* start RAW DATA *
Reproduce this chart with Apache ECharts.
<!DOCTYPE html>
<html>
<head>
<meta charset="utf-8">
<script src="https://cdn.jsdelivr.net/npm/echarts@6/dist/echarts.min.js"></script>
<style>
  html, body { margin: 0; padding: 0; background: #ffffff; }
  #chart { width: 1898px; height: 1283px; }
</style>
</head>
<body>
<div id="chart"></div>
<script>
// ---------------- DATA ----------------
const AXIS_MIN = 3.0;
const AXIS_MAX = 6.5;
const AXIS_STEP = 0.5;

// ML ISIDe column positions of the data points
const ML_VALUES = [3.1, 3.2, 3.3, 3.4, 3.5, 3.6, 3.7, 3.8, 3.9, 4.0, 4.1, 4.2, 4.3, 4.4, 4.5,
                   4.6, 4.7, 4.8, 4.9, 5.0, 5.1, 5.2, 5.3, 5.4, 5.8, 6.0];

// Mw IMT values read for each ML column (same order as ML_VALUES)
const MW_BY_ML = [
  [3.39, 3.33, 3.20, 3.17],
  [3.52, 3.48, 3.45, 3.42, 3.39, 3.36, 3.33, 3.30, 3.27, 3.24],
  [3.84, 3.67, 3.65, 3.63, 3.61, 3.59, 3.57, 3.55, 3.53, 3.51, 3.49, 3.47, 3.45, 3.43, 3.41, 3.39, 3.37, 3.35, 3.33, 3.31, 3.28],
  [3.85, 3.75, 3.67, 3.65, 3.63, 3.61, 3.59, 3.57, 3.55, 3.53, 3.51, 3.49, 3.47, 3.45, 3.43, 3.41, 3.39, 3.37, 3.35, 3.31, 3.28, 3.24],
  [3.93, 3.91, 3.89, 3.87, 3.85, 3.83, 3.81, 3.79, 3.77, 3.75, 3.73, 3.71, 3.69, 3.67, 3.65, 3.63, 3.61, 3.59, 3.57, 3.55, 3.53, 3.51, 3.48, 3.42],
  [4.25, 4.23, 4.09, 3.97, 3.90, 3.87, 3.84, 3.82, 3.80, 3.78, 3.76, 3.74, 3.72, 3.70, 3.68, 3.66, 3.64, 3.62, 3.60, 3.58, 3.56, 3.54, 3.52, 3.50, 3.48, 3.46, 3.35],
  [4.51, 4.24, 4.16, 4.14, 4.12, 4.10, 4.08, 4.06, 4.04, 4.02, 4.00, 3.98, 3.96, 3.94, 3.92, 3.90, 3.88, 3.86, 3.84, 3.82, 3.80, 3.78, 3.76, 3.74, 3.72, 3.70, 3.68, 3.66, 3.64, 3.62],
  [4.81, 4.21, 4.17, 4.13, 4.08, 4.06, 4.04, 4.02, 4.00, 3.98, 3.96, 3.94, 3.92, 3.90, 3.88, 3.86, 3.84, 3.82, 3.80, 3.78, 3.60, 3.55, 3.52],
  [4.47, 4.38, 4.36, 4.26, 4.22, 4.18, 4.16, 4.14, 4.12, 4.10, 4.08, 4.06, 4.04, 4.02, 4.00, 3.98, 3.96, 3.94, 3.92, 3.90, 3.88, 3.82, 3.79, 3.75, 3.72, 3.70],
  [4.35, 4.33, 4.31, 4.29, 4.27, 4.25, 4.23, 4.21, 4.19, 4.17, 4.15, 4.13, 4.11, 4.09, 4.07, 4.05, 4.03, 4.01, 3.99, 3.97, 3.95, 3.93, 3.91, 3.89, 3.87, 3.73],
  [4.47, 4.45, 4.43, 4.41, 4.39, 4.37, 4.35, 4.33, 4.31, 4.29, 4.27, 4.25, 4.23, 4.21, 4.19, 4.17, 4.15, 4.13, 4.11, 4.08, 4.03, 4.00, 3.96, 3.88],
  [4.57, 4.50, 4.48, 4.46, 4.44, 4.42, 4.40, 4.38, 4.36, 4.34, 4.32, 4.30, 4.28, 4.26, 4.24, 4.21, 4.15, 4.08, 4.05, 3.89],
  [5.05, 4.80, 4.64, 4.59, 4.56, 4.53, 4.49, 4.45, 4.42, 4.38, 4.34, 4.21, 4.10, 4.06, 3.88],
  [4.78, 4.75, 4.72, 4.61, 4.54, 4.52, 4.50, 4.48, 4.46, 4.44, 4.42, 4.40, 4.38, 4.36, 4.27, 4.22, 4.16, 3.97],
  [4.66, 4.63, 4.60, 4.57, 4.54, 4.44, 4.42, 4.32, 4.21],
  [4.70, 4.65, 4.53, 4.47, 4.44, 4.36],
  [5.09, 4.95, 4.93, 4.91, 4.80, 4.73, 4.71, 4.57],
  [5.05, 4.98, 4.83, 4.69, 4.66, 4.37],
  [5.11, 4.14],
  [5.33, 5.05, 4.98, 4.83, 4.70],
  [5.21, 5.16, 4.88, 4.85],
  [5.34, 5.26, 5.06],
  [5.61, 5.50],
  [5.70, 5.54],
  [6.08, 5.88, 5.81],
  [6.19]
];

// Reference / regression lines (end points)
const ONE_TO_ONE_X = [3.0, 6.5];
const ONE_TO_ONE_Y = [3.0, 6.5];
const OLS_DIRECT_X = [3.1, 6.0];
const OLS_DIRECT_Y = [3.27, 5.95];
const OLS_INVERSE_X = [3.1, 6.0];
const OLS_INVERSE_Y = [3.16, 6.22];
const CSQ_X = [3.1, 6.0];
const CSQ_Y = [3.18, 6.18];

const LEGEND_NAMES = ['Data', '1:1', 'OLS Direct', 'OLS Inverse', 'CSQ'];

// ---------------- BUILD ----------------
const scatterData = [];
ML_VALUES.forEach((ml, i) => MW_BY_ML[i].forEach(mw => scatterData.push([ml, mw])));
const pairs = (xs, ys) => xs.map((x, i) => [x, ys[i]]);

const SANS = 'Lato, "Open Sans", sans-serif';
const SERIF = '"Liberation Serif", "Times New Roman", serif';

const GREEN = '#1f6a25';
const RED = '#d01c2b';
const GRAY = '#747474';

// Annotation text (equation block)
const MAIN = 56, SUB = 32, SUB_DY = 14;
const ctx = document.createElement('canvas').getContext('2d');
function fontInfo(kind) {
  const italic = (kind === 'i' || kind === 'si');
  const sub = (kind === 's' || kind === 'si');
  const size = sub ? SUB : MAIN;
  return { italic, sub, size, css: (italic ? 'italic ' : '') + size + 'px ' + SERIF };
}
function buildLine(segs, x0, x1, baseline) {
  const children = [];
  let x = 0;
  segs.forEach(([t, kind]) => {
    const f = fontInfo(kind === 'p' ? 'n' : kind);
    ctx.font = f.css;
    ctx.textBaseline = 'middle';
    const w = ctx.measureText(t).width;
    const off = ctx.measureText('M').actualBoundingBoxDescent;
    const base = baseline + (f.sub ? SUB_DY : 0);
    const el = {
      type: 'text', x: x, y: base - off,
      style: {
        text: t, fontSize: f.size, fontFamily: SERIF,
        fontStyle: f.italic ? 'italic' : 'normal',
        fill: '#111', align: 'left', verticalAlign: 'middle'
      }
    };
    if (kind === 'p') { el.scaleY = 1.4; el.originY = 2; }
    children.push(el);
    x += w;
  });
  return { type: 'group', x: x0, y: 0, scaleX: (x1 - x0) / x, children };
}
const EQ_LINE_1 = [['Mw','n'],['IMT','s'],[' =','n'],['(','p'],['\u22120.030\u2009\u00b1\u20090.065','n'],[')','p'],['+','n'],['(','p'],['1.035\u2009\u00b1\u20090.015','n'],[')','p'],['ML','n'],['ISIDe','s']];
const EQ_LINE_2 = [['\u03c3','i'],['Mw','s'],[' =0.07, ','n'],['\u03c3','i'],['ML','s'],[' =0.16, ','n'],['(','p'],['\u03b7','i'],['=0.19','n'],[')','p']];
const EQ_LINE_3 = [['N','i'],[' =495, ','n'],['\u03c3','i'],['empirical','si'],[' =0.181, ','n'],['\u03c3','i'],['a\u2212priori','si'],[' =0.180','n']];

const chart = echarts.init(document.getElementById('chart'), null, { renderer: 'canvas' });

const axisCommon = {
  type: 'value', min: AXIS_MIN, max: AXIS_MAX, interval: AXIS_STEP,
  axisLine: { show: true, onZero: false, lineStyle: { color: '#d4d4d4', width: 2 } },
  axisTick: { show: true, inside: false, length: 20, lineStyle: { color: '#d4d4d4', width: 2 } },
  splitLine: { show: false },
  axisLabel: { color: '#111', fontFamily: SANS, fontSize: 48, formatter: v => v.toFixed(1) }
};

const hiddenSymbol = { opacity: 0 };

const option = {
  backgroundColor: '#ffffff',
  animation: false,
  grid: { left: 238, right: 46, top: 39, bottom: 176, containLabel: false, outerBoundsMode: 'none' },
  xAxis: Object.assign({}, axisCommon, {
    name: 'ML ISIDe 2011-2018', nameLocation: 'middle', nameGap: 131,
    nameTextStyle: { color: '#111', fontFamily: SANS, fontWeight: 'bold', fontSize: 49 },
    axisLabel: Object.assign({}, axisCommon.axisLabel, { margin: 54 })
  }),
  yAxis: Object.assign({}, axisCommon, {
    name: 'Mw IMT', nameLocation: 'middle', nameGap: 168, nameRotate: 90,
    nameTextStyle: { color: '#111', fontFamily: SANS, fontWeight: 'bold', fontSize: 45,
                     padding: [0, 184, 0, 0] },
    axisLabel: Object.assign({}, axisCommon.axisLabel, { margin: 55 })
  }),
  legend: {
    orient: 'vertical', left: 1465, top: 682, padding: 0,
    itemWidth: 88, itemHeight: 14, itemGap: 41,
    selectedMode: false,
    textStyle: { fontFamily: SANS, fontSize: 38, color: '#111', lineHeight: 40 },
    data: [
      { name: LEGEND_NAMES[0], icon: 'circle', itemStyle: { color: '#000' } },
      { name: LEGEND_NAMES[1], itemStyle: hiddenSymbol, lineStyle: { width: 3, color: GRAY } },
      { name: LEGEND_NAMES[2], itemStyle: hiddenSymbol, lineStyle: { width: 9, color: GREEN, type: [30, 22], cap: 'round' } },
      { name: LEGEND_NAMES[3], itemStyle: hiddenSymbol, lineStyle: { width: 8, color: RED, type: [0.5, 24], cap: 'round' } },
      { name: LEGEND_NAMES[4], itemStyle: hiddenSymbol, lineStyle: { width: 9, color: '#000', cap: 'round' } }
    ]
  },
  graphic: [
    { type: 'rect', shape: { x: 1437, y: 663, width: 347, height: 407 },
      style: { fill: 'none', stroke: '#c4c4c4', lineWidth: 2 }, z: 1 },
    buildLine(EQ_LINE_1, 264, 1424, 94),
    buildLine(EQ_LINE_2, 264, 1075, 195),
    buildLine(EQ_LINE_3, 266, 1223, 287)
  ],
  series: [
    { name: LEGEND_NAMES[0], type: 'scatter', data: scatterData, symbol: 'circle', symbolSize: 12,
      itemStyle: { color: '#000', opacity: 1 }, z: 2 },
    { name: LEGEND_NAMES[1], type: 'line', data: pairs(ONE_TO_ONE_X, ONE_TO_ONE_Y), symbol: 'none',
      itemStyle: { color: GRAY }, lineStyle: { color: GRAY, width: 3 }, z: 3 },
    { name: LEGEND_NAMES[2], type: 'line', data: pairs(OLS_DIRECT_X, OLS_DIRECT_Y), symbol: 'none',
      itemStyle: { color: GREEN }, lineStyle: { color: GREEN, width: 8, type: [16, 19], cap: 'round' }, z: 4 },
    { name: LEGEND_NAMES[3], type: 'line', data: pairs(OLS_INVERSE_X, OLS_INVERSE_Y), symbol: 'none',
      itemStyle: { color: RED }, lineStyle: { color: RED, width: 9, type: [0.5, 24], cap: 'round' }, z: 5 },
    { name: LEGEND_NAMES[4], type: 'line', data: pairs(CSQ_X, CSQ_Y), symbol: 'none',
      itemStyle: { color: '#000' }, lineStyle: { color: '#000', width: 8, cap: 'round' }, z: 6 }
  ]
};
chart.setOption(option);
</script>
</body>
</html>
* end RAW DATA *
> _TO DO_: Write out, unaltered, the lines from the opening of the listing through the line that includes "const AXIS_STEP = 0.5;".

> _RESULT OF THE EXERCISE_:
Reproduce this chart with Apache ECharts.
<!DOCTYPE html>
<html>
<head>
<meta charset="utf-8">
<script src="https://cdn.jsdelivr.net/npm/echarts@6/dist/echarts.min.js"></script>
<style>
  html, body { margin: 0; padding: 0; background: #ffffff; }
  #chart { width: 1898px; height: 1283px; }
</style>
</head>
<body>
<div id="chart"></div>
<script>
// ---------------- DATA ----------------
const AXIS_MIN = 3.0;
const AXIS_MAX = 6.5;
const AXIS_STEP = 0.5;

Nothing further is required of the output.